The most important reasons why Poles decide to emigrate for work have remained unchanged for years - a higher level of earnings (76.3% of indications) and a higher standard of living and better social conditions (61%). There has also been a significant increase over the past several months in the number of people pointing to the lack of suitable work in Poland - this reason was indicated by almost 35% of respondents - almost 20 percentage points more than in November 2021, it was emphasized.
Poles are also paying attention to non-financial factors. An increasingly common motivation to leave, especially for the younger generation, is the desire to travel and see the world. This argument was indicated by 35.6% of respondents and is an increase of 10.6 percentage points compared to the second half of 2021. In turn, 28% of respondents are persuaded by greater respect for freedom and civil rights abroad.
"Germany remains the most popular emigration destination (almost 35% of indications), moreover, the popularity of this direction has increased over the past two years. In second place is the Netherlands, which is chosen by more than 16% of respondents. Again, after the declines observed in recent years, the number of people indicating the United Kingdom has increased (+4.6 percentage points relative to 2021), which is now in third place as an emigration destination. In fourth - distant New Zealand.

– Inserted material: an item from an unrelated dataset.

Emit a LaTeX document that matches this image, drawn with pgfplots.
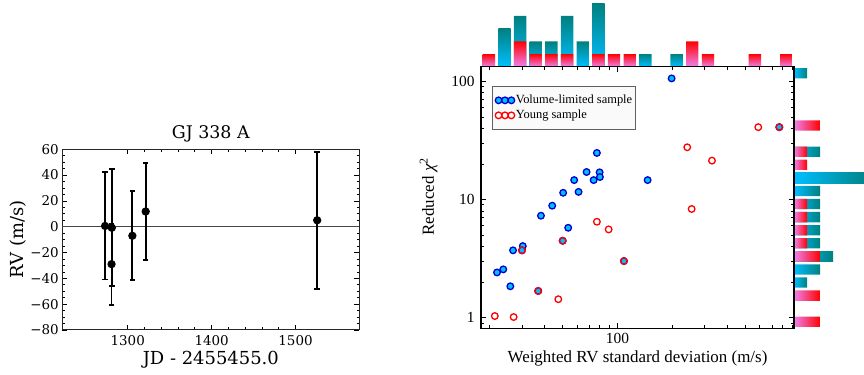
\documentclass[border=0pt]{standalone}
\usepackage{pgfplots}
\pgfplotsset{compat=1.18}
\usepackage{fontspec}
\setmainfont{Liberation Serif}
\newfontfamily\dejavu{DejaVu Serif}
\definecolor{dsky}{HTML}{00BFFF}
\definecolor{tealc}{HTML}{008080}
\definecolor{vio}{HTML}{EE82EE}
\definecolor{mblue}{HTML}{0000CD}
\pgfplotsset{
  tealv/.style={ybar, bar shift=0pt, bar width=0.79, draw=none, bottom color=dsky, top color=tealc},
  redv/.style={ybar, bar shift=0pt, bar width=0.79, draw=none, bottom color=vio, top color=red},
  tealh/.style={xbar, bar shift=0pt, bar width=0.79, draw=none, left color=dsky, right color=tealc},
  redh/.style={xbar, bar shift=0pt, bar width=0.79, draw=none, left color=vio, right color=red},
}
\begin{document}
\begin{tikzpicture}
\path[use as bounding box] (0,0) rectangle (864bp,375bp);
% ---------------- left panel ----------------
\begin{axis}[at={(62.3bp,45bp)}, anchor=south west, scale only axis,
  width=297bp, height=180.7bp,
  xmin=1222, xmax=1576, ymin=-80, ymax=60,
  xtick={1300,1400,1500}, xticklabels={1300,1400,1500}, minor x tick num=4,
  ytick={-80,-60,-40,-20,0,20,40,60}, yticklabels={−80,−60,−40,−20,0,20,40,60}, minor y tick num=3,
  tick align=inside, major tick length=5bp, minor tick length=2.7bp,
  every tick/.style={black, line width=0.8bp},
  axis line style={black!85, line width=1bp},
  ticklabel style={font=\dejavu\fontsize{13.5}{16}\selectfont},
  xticklabel style={yshift=-1.5bp},
  clip=false]
\addplot[gray!55!black, line width=1.5bp] coordinates {(1222,0) (1576,0)};
\addplot[black, line width=1.8bp, only marks, mark=*, mark size=3.2bp,
  error bars/.cd, y dir=both, y explicit,
  error bar style={line width=1.8bp, black},
  error mark options={rotate=90, mark size=2.8bp, line width=1.8bp, black}]
  coordinates {
  (1273,0.6) +- (0,41.5)
  (1280.7,-29) +- (0,31.4)
  (1281,-0.8) +- (0,45.4)
  (1305.5,-7) +- (0,34.5)
  (1321.4,11.8) +- (0,37.7)
  (1525.8,5) +- (0,53)
  };
\end{axis}
\node[font=\dejavu\fontsize{17.5}{20}\selectfont, anchor=base] at (210.8bp,236.7bp) {GJ 338 A};
\node[font=\dejavu\fontsize{18}{20}\selectfont, anchor=base] at (210.8bp,10.6bp) {JD - 2455455.0};
\node[font=\dejavu\fontsize{18}{20}\selectfont, rotate=90, anchor=center] at (18bp,135.6bp) {RV (m/s)};
% ---------------- top histogram ----------------
\begin{axis}[at={(481bp,308.3bp)}, anchor=south west, scale only axis,
  width=313bp, height=66.7bp, xmin=0, xmax=20, ymin=0, ymax=5.26, hide axis]
\addplot[tealv] coordinates {(10.5,1) (12.5,1)};
\addplot[tealv] coordinates {(3.5,2) (4.5,2) (6.5,2)};
\addplot[tealv] coordinates {(1.5,3)};
\addplot[tealv] coordinates {(2.5,4) (5.5,4)};
\addplot[tealv] coordinates {(7.5,5)};
\addplot[redv] coordinates {(0.5,1) (3.5,1) (4.5,1) (5.5,1) (7.5,1) (8.5,1) (9.5,1) (14.5,1) (17.5,1) (19.5,1)};
\addplot[redv] coordinates {(2.5,2) (13.5,2)};
\end{axis}
% ---------------- right histogram ----------------
\begin{axis}[at={(794bp,46.7bp)}, anchor=south west, scale only axis,
  width=70bp, height=261.6bp, xmin=0, xmax=5.385, ymin=0, ymax=20, hide axis, clip=true]
\addplot[tealh] coordinates {(1,19.5) (1,3.5)};
\addplot[tealh] coordinates {(2,13.5) (2,10.5) (2,9.5) (2,8.5) (2,7.5) (2,6.5) (2,4.5)};
\addplot[tealh] coordinates {(3,5.5)};
\addplot[tealh] coordinates {(6,11.5)};
\addplot[redh] coordinates {(1,13.5) (1,12.5) (1,9.5) (1,8.5) (1,7.5) (1,6.5)};
\addplot[redh] coordinates {(2,15.5) (2,5.5) (2,2.5) (2,0.5)};
\end{axis}
% ---------------- main scatter ----------------
\begin{axis}[at={(481bp,46.7bp)}, anchor=south west, scale only axis,
  width=313bp, height=261.6bp,
  xmode=log, ymode=log, xmin=17.9, xmax=924, ymin=0.811, ymax=133.3,
  xtick={100}, xticklabels={100},
  ytick={1,10,100}, yticklabels={1,10,100},
  minor xtick={20,30,40,50,60,70,80,90,200,300,400,500,600,700,800,900},
  minor ytick={0.9,2,3,4,5,6,7,8,9,20,30,40,50,60,70,80,90},
  tick align=inside, major tick length=5.5bp, minor tick length=3bp,
  every tick/.style={black, line width=0.8bp},
  axis line style={black, line width=1.3bp},
  ticklabel style={font=\fontsize{15.5}{18}\selectfont},
  yticklabel style={xshift=-3bp},
  xticklabel style={yshift=-1bp},
  legend style={at={(0.036,0.926)}, anchor=north west, draw=gray!75!black, fill=gray!4,
    line width=1bp, font=\fontsize{12.5}{14}\selectfont, row sep=2.5bp,
    inner xsep=2.5bp, inner ysep=7.5bp,
    nodes={inner sep=1.2bp}},
  legend cell align=left,
  legend image code/.code={\draw[#1] plot coordinates {(0bp,0bp) (6.4bp,0bp) (12.8bp,0bp)};},
  clip=false]
\addplot[only marks, mark=*, mark size=3.3bp, mark options={fill=dsky, draw=mblue, line width=1.3bp}]
  coordinates {
  (197.7,106.1) (77.1,24.8) (67.7,17.1) (79.8,17.0) (80.1,15.5) (57.9,14.6) (74.0,14.6)
  (146.1,14.6) (50.4,11.4) (61.2,11.6) (767.9,41.0) (43.9,8.86) (38.1,7.29) (53.7,5.76)
  (50.1,4.47) (30.3,4.03) (26.8,3.71) (30.0,3.71) (23.7,2.56) (21.9,2.41) (25.9,1.84)
  (36.8,1.68) (108.4,3.01)
  };
\addlegendentry{Volume-limited sample}
\addplot[only marks, mark=o, mark size=3.3bp, mark options={draw=red, line width=1.3bp}]
  coordinates {
  (767.9,41.0) (589,41.0) (240.7,27.7) (328.7,21.35) (254.4,8.31) (77.1,6.48) (89.4,5.58)
  (50.1,4.47) (30.0,3.71) (36.8,1.68) (108.4,3.01) (47.4,1.43) (21.3,1.03) (27.0,1.01)
  };
\addlegendentry{Young sample}
\end{axis}
\node[font=\fontsize{17}{20}\selectfont, anchor=base] at (637.5bp,12.3bp) {Weighted RV standard deviation (m/s)};
\node[font=\fontsize{17}{20}\selectfont, rotate=90, anchor=center] at (428.5bp,178.5bp) {Reduced \textit{χ}\textsuperscript{2}};
\end{tikzpicture}
\end{document}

The declared length of the planned trip has changed in recent years. In 2021, plans to emigrate for several years definitely prevailed, with 17% of Poles intending to leave permanently. Today, shorter trips are becoming more popular - one in five Poles intends to leave the country for no more than six months. The number of people declaring their intention to leave for several years or permanently has dropped significantly - in the first case, it is a decrease of more than 13 percentage points from 2021, in the second by 7.7 percentage points.
The survey was conducted by SW Research on behalf of Gi Group between February 9-14, 2023. The survey included 700 questionnaires with people between the ages of 18 and 67. The respondents were Polish men and women over the age of 18, according to the distribution of gender, age and town size class and education.